## Task instructions
Set the listing down unchanged, minus every embedded image.

——

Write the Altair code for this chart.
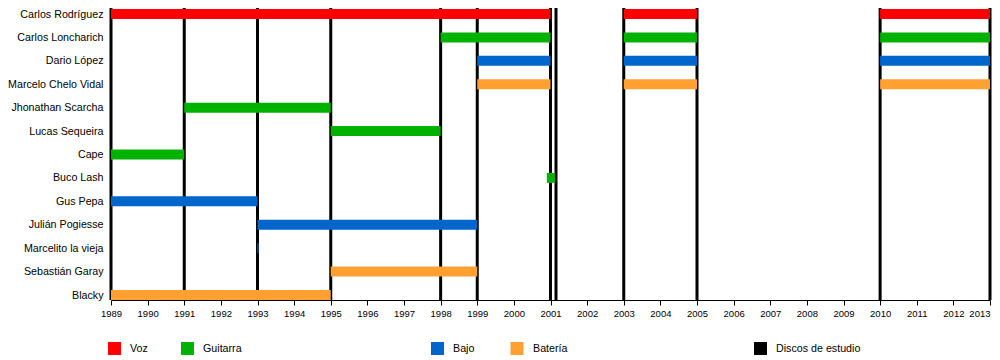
import altair as alt
import pandas as pd

# ---- data ----
members = ["Carlos Rodríguez", "Carlos Loncharich", "Dario López", "Marcelo Chelo Vidal",
           "Jhonathan Scarcha", "Lucas Sequeira", "Cape", "Buco Lash", "Gus Pepa",
           "Julián Pogiesse", "Marcelito la vieja", "Sebastián Garay", "Blacky"]

bar_member = ["Carlos Rodríguez", "Carlos Rodríguez", "Carlos Rodríguez",
              "Carlos Loncharich", "Carlos Loncharich", "Carlos Loncharich",
              "Dario López", "Dario López", "Dario López",
              "Marcelo Chelo Vidal", "Marcelo Chelo Vidal", "Marcelo Chelo Vidal",
              "Jhonathan Scarcha", "Lucas Sequeira", "Cape", "Buco Lash", "Gus Pepa",
              "Julián Pogiesse", "Marcelito la vieja", "Sebastián Garay", "Blacky"]
bar_start = [1989, 2003, 2010, 1998, 2003, 2010, 1999, 2003, 2010, 1999, 2003, 2010,
             1991, 1995, 1989, 2000.9, 1989, 1993, 1993, 1995, 1989]
bar_end = [2001, 2005, 2013, 2001, 2005, 2013, 2001, 2005, 2013, 2001, 2005, 2013,
           1995, 1998, 1991, 2001.12, 1993, 1999, 1993.03, 1999, 1995]
bar_role = ["Voz", "Voz", "Voz", "Guitarra", "Guitarra", "Guitarra", "Bajo", "Bajo", "Bajo",
            "Batería", "Batería", "Batería", "Guitarra", "Guitarra", "Guitarra", "Guitarra",
            "Bajo", "Bajo", "Bajo", "Batería", "Batería"]

albums = [1989, 1991, 1993, 1995, 1998, 1999, 2001, 2001.15, 2003, 2005, 2010, 2013]
years = list(range(1989, 2014))

roles = ["Voz", "Guitarra", "Bajo", "Batería", "Discos de estudio"]
role_colors = ["#FF0000", "#00B200", "#0066CC", "#FFA030", "#000000"]

# ---- layout (pixels, not data) ----
W, H = 879, 292
LEGEND_SQ_X = [3.5, 76.5, 326.5, 406, 649.5]
LEGEND_TXT_X = [19, 92, 342, 422, 665]
LEGEND_Y = 340.5

bars = pd.DataFrame({"member": bar_member, "start": bar_start, "end": bar_end, "role": bar_role})
alb = pd.DataFrame({"year": albums})
leg = pd.DataFrame({"role": roles, "sx": LEGEND_SQ_X, "tx": LEGEND_TXT_X})

font = "Liberation Sans"
xscale = alt.Scale(domain=[1989, 2013], nice=False, zero=False)
color_scale = alt.Scale(domain=roles, range=role_colors)
xaxis = alt.Axis(values=years, format="d", title=None, grid=False,
                 domainColor="#000", tickColor="#000", tickSize=5,
                 labelFont=font, labelFontSize=9.5, labelColor="#000",
                 labelPadding=3, labelOverlap=False, labelFlush=False,
                 labelAlign=alt.expr("datum.value == 2013 ? 'right' : 'center'"))

album_layer = alt.Chart(alb).mark_rule(strokeWidth=3, color="#000").encode(
    x=alt.X("year:Q", scale=xscale, axis=xaxis),
    y=alt.value(0), y2=alt.value(H),
)

bar_layer = alt.Chart(bars).mark_rule(strokeWidth=10, strokeCap="butt").encode(
    x=alt.X("start:Q", scale=xscale, axis=xaxis),
    x2="end:Q",
    y=alt.Y("member:N", sort=members,
            scale=alt.Scale(type="point", range=[6, 287], padding=0),
            axis=alt.Axis(title=None, domain=False, ticks=False, tickSize=0, grid=False,
                          labelFont=font, labelFontSize=10.7, labelColor="#000",
                          labelPadding=8)),
    color=alt.Color("role:N", scale=color_scale, legend=None),
)

leg_sq = alt.Chart(leg).mark_square(size=169, opacity=1, filled=True).encode(
    x=alt.X("sx:Q", scale=None), y=alt.value(LEGEND_Y),
    color=alt.Color("role:N", scale=color_scale, legend=None),
)
leg_txt = alt.Chart(leg).mark_text(align="left", baseline="middle", font=font,
                                   fontSize=10.7, color="#000").encode(
    x=alt.X("tx:Q", scale=None), y=alt.value(LEGEND_Y), text="role:N",
)

chart = alt.layer(album_layer, bar_layer, leg_sq, leg_txt).properties(
    width=W, height=H,
    autosize=alt.AutoSizeParams(type="none"),
    padding={"left": 103, "top": 0, "right": 2, "bottom": 55},
).configure(background="white").configure_view(stroke=None)

chart.save("out.html", embed_options={"renderer": "svg", "actions": False})
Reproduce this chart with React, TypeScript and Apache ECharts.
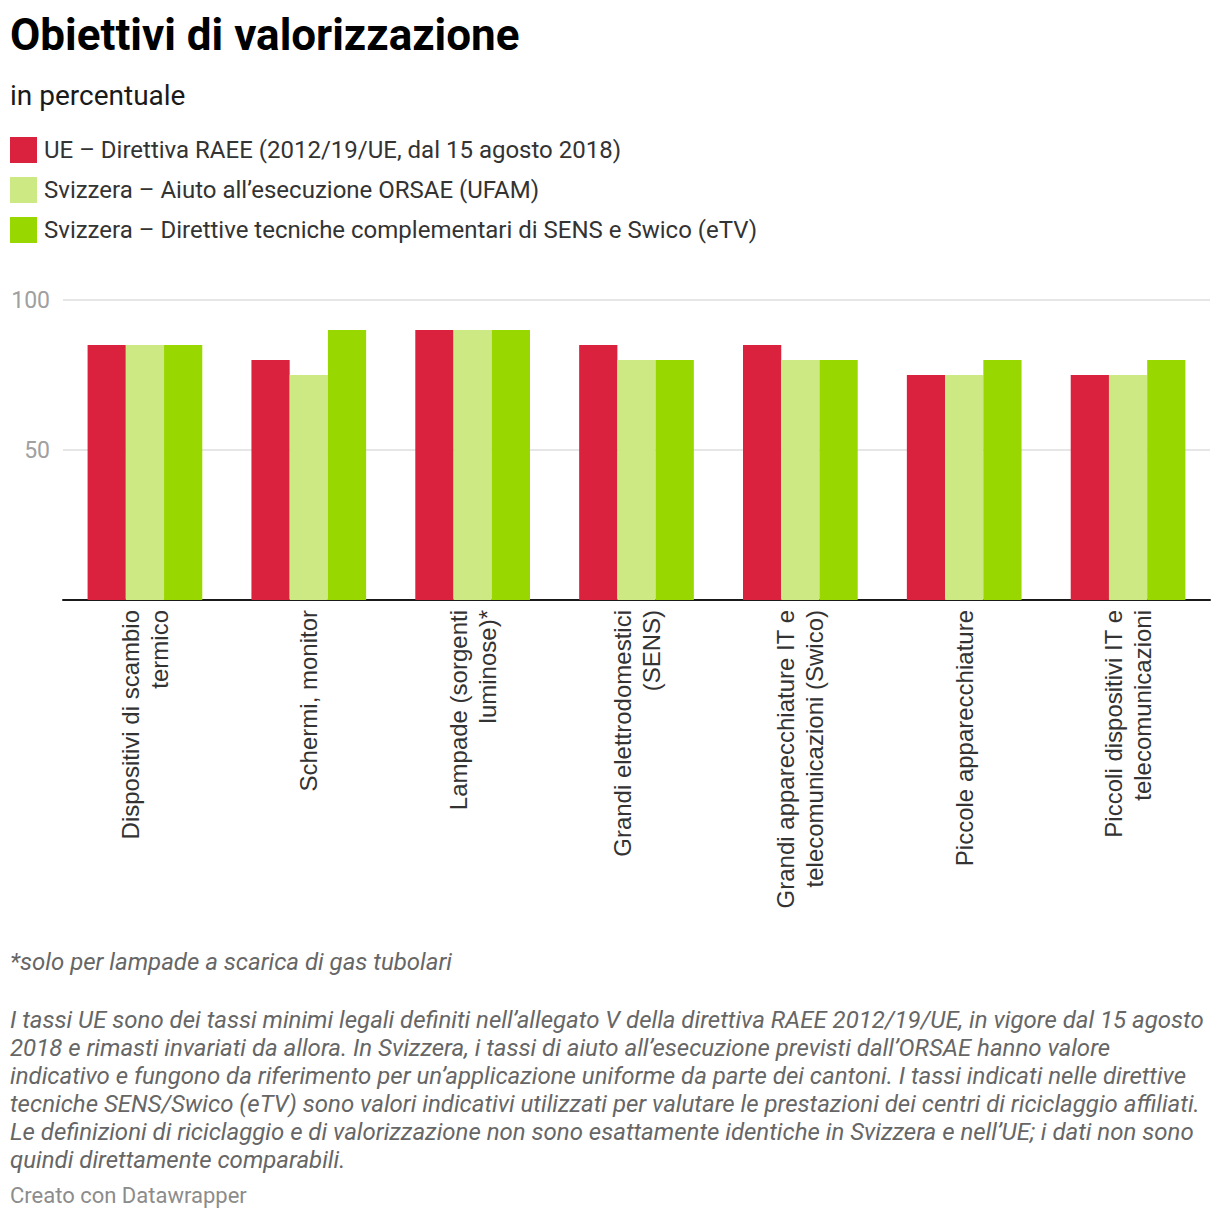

——

## Task answer
Write the Altair code for this chart.
import altair as alt
import pandas as pd

# ---- data ----
members = ["Carlos Rodríguez", "Carlos Loncharich", "Dario López", "Marcelo Chelo Vidal",
           "Jhonathan Scarcha", "Lucas Sequeira", "Cape", "Buco Lash", "Gus Pepa",
           "Julián Pogiesse", "Marcelito la vieja", "Sebastián Garay", "Blacky"]

bar_member = ["Carlos Rodríguez", "Carlos Rodríguez", "Carlos Rodríguez",
              "Carlos Loncharich", "Carlos Loncharich", "Carlos Loncharich",
              "Dario López", "Dario López", "Dario López",
              "Marcelo Chelo Vidal", "Marcelo Chelo Vidal", "Marcelo Chelo Vidal",
              "Jhonathan Scarcha", "Lucas Sequeira", "Cape", "Buco Lash", "Gus Pepa",
              "Julián Pogiesse", "Marcelito la vieja", "Sebastián Garay", "Blacky"]
bar_start = [1989, 2003, 2010, 1998, 2003, 2010, 1999, 2003, 2010, 1999, 2003, 2010,
             1991, 1995, 1989, 2000.9, 1989, 1993, 1993, 1995, 1989]
bar_end = [2001, 2005, 2013, 2001, 2005, 2013, 2001, 2005, 2013, 2001, 2005, 2013,
           1995, 1998, 1991, 2001.12, 1993, 1999, 1993.03, 1999, 1995]
bar_role = ["Voz", "Voz", "Voz", "Guitarra", "Guitarra", "Guitarra", "Bajo", "Bajo", "Bajo",
            "Batería", "Batería", "Batería", "Guitarra", "Guitarra", "Guitarra", "Guitarra",
            "Bajo", "Bajo", "Bajo", "Batería", "Batería"]

albums = [1989, 1991, 1993, 1995, 1998, 1999, 2001, 2001.15, 2003, 2005, 2010, 2013]
years = list(range(1989, 2014))

roles = ["Voz", "Guitarra", "Bajo", "Batería", "Discos de estudio"]
role_colors = ["#FF0000", "#00B200", "#0066CC", "#FFA030", "#000000"]

# ---- layout (pixels, not data) ----
W, H = 879, 292
LEGEND_SQ_X = [3.5, 76.5, 326.5, 406, 649.5]
LEGEND_TXT_X = [19, 92, 342, 422, 665]
LEGEND_Y = 340.5

bars = pd.DataFrame({"member": bar_member, "start": bar_start, "end": bar_end, "role": bar_role})
alb = pd.DataFrame({"year": albums})
leg = pd.DataFrame({"role": roles, "sx": LEGEND_SQ_X, "tx": LEGEND_TXT_X})

font = "Liberation Sans"
xscale = alt.Scale(domain=[1989, 2013], nice=False, zero=False)
color_scale = alt.Scale(domain=roles, range=role_colors)
xaxis = alt.Axis(values=years, format="d", title=None, grid=False,
                 domainColor="#000", tickColor="#000", tickSize=5,
                 labelFont=font, labelFontSize=9.5, labelColor="#000",
                 labelPadding=3, labelOverlap=False, labelFlush=False,
                 labelAlign=alt.expr("datum.value == 2013 ? 'right' : 'center'"))

album_layer = alt.Chart(alb).mark_rule(strokeWidth=3, color="#000").encode(
    x=alt.X("year:Q", scale=xscale, axis=xaxis),
    y=alt.value(0), y2=alt.value(H),
)

bar_layer = alt.Chart(bars).mark_rule(strokeWidth=10, strokeCap="butt").encode(
    x=alt.X("start:Q", scale=xscale, axis=xaxis),
    x2="end:Q",
    y=alt.Y("member:N", sort=members,
            scale=alt.Scale(type="point", range=[6, 287], padding=0),
            axis=alt.Axis(title=None, domain=False, ticks=False, tickSize=0, grid=False,
                          labelFont=font, labelFontSize=10.7, labelColor="#000",
                          labelPadding=8)),
    color=alt.Color("role:N", scale=color_scale, legend=None),
)

leg_sq = alt.Chart(leg).mark_square(size=169, opacity=1, filled=True).encode(
    x=alt.X("sx:Q", scale=None), y=alt.value(LEGEND_Y),
    color=alt.Color("role:N", scale=color_scale, legend=None),
)
leg_txt = alt.Chart(leg).mark_text(align="left", baseline="middle", font=font,
                                   fontSize=10.7, color="#000").encode(
    x=alt.X("tx:Q", scale=None), y=alt.value(LEGEND_Y), text="role:N",
)

chart = alt.layer(album_layer, bar_layer, leg_sq, leg_txt).properties(
    width=W, height=H,
    autosize=alt.AutoSizeParams(type="none"),
    padding={"left": 103, "top": 0, "right": 2, "bottom": 55},
).configure(background="white").configure_view(stroke=None)

chart.save("out.html", embed_options={"renderer": "svg", "actions": False})
Reproduce this chart with React, TypeScript and Apache ECharts.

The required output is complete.